# Secret sharing over $Z_n*$

Shamir's secret sharing protocol generates a polynomial over a prime field $F_p$.

Is it possible to generates it over $Z_n^*$ as well?

The reason is that I want to combine a secret shared value in another scheme. For example sign on it with an RSA signature (that is over $Z_n^*$.

Thanks.

You actually have Shamir secret-sharing as long as you have interpolation, and you have interpolation for any ring $R$ as long as your evaluation points $\alpha_1,\ldots,\alpha_\ell$ satisfy the following condition:

For all $i\neq j$ it holds that $\alpha_i - \alpha_j\in R$ is a unit.*

The way you prove this is exactly the same as you prove it for the field case, the only thing you really need to do is to invert elements of the form $\alpha_i - \alpha_j$, thus the requirement.

For any ring of the form $\Bbb Z_{p\cdot q}$, you can find sequences with this property that are as long as $\min(p,q)$.

*A unit is an element with a multiplicative inverse.

• Yes, a ring will do, and in this case it will work just fine as explained above. A footnote (just be cautious) that now secret sharing is operating over $Z_n$ rather than $Z_n^*$. If require strictly secret sharing over $Z_n^*$, the scheme needs to be multiplicative. Jun 1, 2018 at 11:35

If you just want to sign the shares like you said, then you don't need the shares to be in $Z_n^*$. You can just share over $F_p$ as usual. To sign a message, usually the message is hashed first and then the hash value is fed in the signing/verification algorithms. Therefore the fact that the shares are in $F_p$ will not affect signature generation and verification.

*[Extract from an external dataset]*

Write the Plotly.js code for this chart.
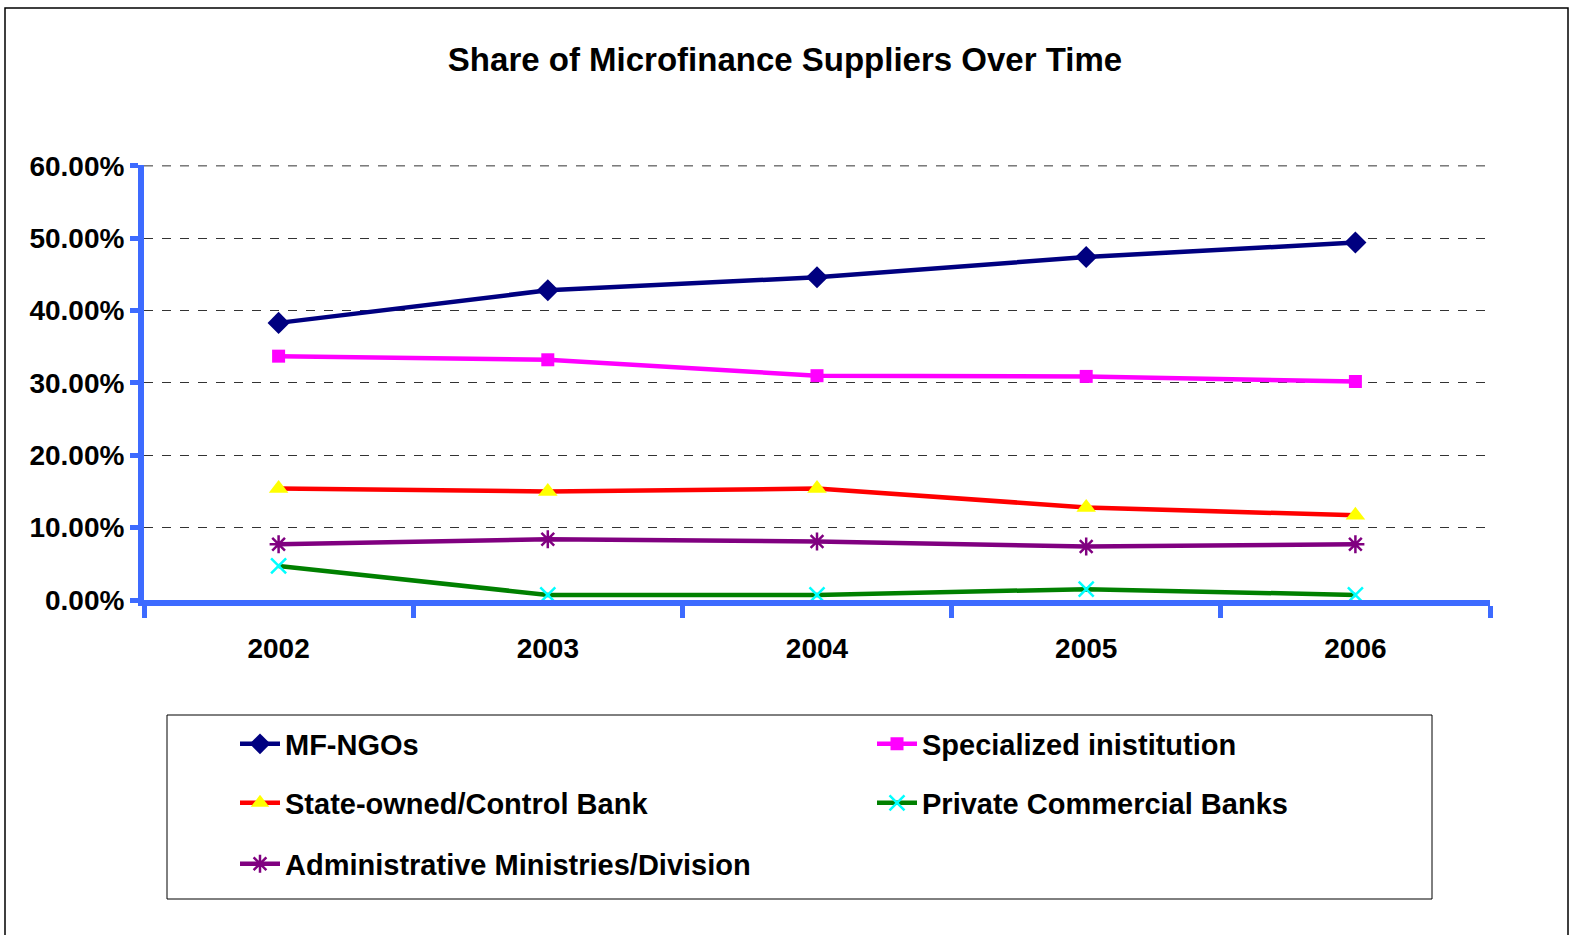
<!DOCTYPE html>
<html>
<head>
<meta charset="utf-8">
<script src="https://cdn.plot.ly/plotly-3.0.1.min.js"></script>
<style>html,body{margin:0;padding:0;background:#fff}#chart{width:1570px;height:935px}</style>
</head>
<body>
<div id="chart"></div>
<script>
const years = ["2002", "2003", "2004", "2005", "2006"];
const mfNgos = [0.383, 0.428, 0.446, 0.474, 0.494];
const specialized = [0.337, 0.332, 0.310, 0.309, 0.302];
const stateOwned = [0.154, 0.150, 0.154, 0.128, 0.117];
const privateBanks = [0.047, 0.007, 0.007, 0.015, 0.007];
const adminMinistries = [0.077, 0.084, 0.081, 0.074, 0.077];
const seriesNames = ["MF-NGOs", "Specialized inistitution", "State-owned/Control Bank", "Private Commercial Banks", "Administrative Ministries/Division"];
const yTicks = [0, 0.1, 0.2, 0.3, 0.4, 0.5, 0.6];

const FONT = "'Liberation Sans Narrow', 'Arial Narrow', 'Liberation Sans', Arial, sans-serif";
const AXIS_BLUE = "#3D6BFF";

// plot area in pixels: x 144..1490, y 165..600
const L = 144, R = 1490, T = 165, B = 600;
const px = x => (x - L) / (R - L);
const py = y => (B - y) / (B - T);

const traces = [
  {x: years, y: mfNgos, name: seriesNames[0], legend: "legend",
   line: {color: "#000080", width: 4.5}, marker: {symbol: "diamond", size: 17, color: "#000080"}},
  {x: years, y: specialized, name: seriesNames[1], legend: "legend",
   line: {color: "#FF00FF", width: 4.5}, marker: {symbol: "square", size: 13, color: "#FF00FF"}},
  {x: years, y: stateOwned, name: seriesNames[2], legend: "legend2",
   line: {color: "#FF0000", width: 4.5}, marker: {symbol: "triangle-up", size: 17, color: "#FFFF00"}},
  {x: years, y: privateBanks, name: seriesNames[3], legend: "legend2",
   line: {color: "#008000", width: 4.5}, marker: {symbol: "x-thin-open", size: 15, color: "#00FFFF", line: {color: "#00FFFF", width: 2.5}}},
  {x: years, y: adminMinistries, name: seriesNames[4], legend: "legend3",
   line: {color: "#800080", width: 4.5}, marker: {symbol: "asterisk-open", size: 15, color: "#800080", line: {color: "#800080", width: 2.5}}}
].map(t => Object.assign({type: "scatter", mode: "lines+markers"}, t));

const legendBase = {
  orientation: "h", xanchor: "left", yanchor: "middle",
  font: {family: FONT, size: 29, color: "#000", weight: "bold"},
  bgcolor: "rgba(0,0,0,0)", borderwidth: 0,
  entrywidth: 582, entrywidthmode: "pixels", itemwidth: 40
};

const yMax = yTicks[yTicks.length - 1];

const layout = {
  width: 1570, height: 935,
  margin: {l: L, r: 1570 - R, t: T, b: 935 - B},
  paper_bgcolor: "#fff", plot_bgcolor: "#fff",
  title: {text: "Share of Microfinance Suppliers Over Time", x: 0.5, xanchor: "center", y: 1 - 59 / 935, yanchor: "middle",
          font: {family: FONT, size: 33, color: "#000", weight: "bold"}},
  xaxis: {type: "category", range: [-0.5, 4.5], showgrid: false, zeroline: false,
          showline: true, linecolor: AXIS_BLUE, linewidth: 6,
          ticks: "outside", tickson: "boundaries", ticklen: 12, tickwidth: 5, tickcolor: AXIS_BLUE,
          ticklabelstandoff: 18,
          tickfont: {family: FONT, size: 28, color: "#000", weight: "bold"}, fixedrange: true},
  yaxis: {range: [0, 0.6012], tickvals: yTicks, tickformat: ".2%", showgrid: true, gridcolor: "#333", griddash: "dash", gridwidth: 1,
          zeroline: false, showline: true, linecolor: AXIS_BLUE, linewidth: 6,
          ticks: "outside", ticklen: 8, tickwidth: 5, tickcolor: AXIS_BLUE,
          tickfont: {family: FONT, size: 28, color: "#000", weight: "bold"}, fixedrange: true},
  showlegend: true,
  legend: Object.assign({}, legendBase, {x: px(235), y: py(744)}),
  legend2: Object.assign({}, legendBase, {x: px(235), y: py(803)}),
  legend3: Object.assign({}, legendBase, {x: px(235), y: py(864)}),
  shapes: [
    {type: "line", xref: "paper", yref: "y", x0: 0, x1: 1, y0: yMax, y1: yMax,
     line: {color: "#333", width: 1, dash: "dash"}, layer: "below"},
    {type: "rect", xref: "paper", yref: "paper", x0: px(167), x1: px(1432), y0: py(715), y1: py(899),
     line: {color: "#000", width: 1}, fillcolor: "rgba(0,0,0,0)", layer: "below"},
    {type: "rect", xref: "paper", yref: "paper", x0: px(5), x1: px(1568), y0: py(8), y1: py(945),
     line: {color: "#000", width: 1.5}, fillcolor: "rgba(0,0,0,0)", layer: "below"}
  ]
};

Plotly.newPlot("chart", traces, layout, {displayModeBar: false, responsive: false});
</script>
</body>
</html>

Shamir's secret sharing cannot be over $Z_n^*$ because $Z_n^*$ is not closed under $+$. But there are other secret sharing schemes over $Z_n^*$. As an example, the simplest one is this:

1. to share a secret $s \in Z_n^*$, choose $r_1,\ldots,r_{t-1}$ uniformly at random from $Z_n^*$.Compute $r_0 = s\cdot \frac{1}{\prod_{i=1}^{t-1} r_i}$.
2. Now you have $t$ shares $r_0,\ldots,r_{t-1}$, and you can distribute them to $t$ parties.
3. To reconstruct the secret, multiply all shares together and you get the secret $s=\prod_{i=0}^{t-1} r_i$.